How coal was formed
Regarding coal, from trees, it's not simply a question of the area whether it was a continent-size landmass, but more of the temporal side of things -- how long a time period the land was covered.
Coal was laid down from plant matter during the Carboniferous period, which lasted 60 million (60,000,000) years. For most of that time the micro-organisms that existed were unable to break down the lignin which made up 70% of the plant matter. Effectively the trees didn't rot, they fell down, and more trees grew on top, then died and fell down and more trees grew on top, for millions of years. The carboniferous period ended when the microorganisms evolved the ability to consume the lignin and the coal laying stopped.
Three million generations of trees
So supposing it takes twenty years for 'a tree' to reach maturity, the carboniferous period is three million generations of trees. 'Tree' is a little inaccurate compared to what we currently think of as a tree. The plants were effectively a really tall moss, and it was 80% 'bark' compared to modern trees that are about 10% bark.
All land on earth
During the carboniferous period most of the land on planet was covered with trees, Africa, Asia, the Americas. But to somehow recreate all the coal, you need at least twenty years for a tree to grow, and because there were three million generations, you need three million times the amount of land available on earth's land masses.

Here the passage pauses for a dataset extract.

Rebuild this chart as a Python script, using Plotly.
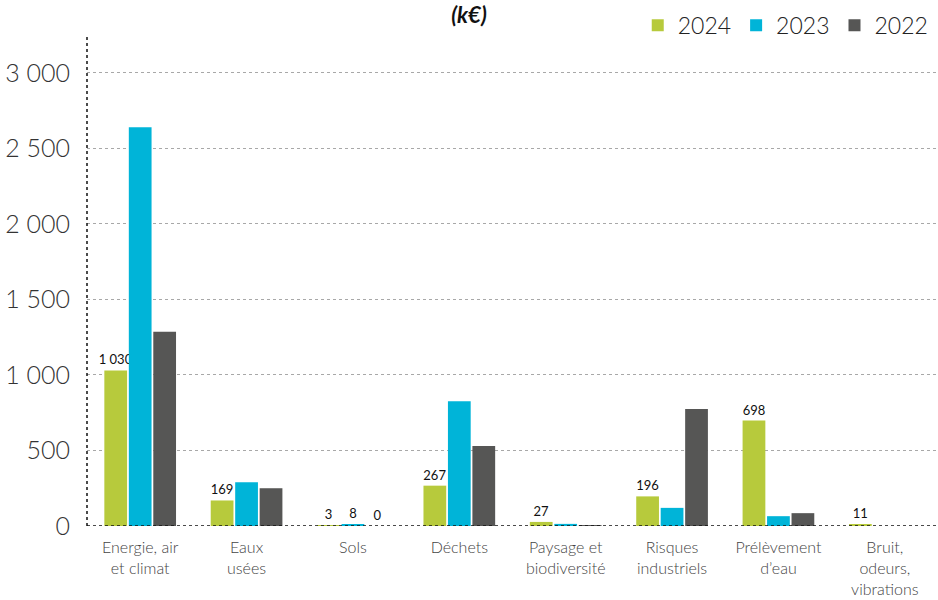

Suppose we drained the oceans to create more land for more trees, then you'd only need one million earth's worth of land.
How many trees, how many earths?
Currently there are around three trillion tress on earth -- it's not unreasonable to think that during the carboniferous period when there was nothing else happening, there would be maybe double that, six trillion trees at any moment. Over a 60,000,000 year period, that would be a total of eighteen quintillion trees (eighteen with eighteen zeros after it).
My point is, to recreate the coal that we've consumed alone, ignoring the oil and gas, it's not a matter of planting a few trees, its more a case of planting quintillions of trees on hundreds of thousands of planets. 18 quintillion trees at a rate of 3 trillion per planet requires 6 million planets.
Even if my sums are a few zeros out, its a mind-boggling number of trees and amount of land.
What about the coal we've already used?
In terms of coal that we have already burnt, the World Coal Association figures estimate that the proven coal reserves left in the ground are enough to last another 150 years at current rates -- this is the coal that is easy to dig up with current mining technology. There might be vast quantities of coal located in inaccessible locations, like the bottom of the sea, or spread out too thinly to be cost-effective to mine. This isn't included in the proven reserves figure.
Looking at the Global Fossil Fuel consumption graph in the question, we could estimate that historic coal usage is about 75 year's worth at current consumption rate. At current usage rates, the sixty million years of laying down coal gave us around 225 years of coal that is economically accessible. We're roughly a third of the way through that.
From the earlier calculations, that's three quintillion trees spread out over only two million earth-sized landmasses.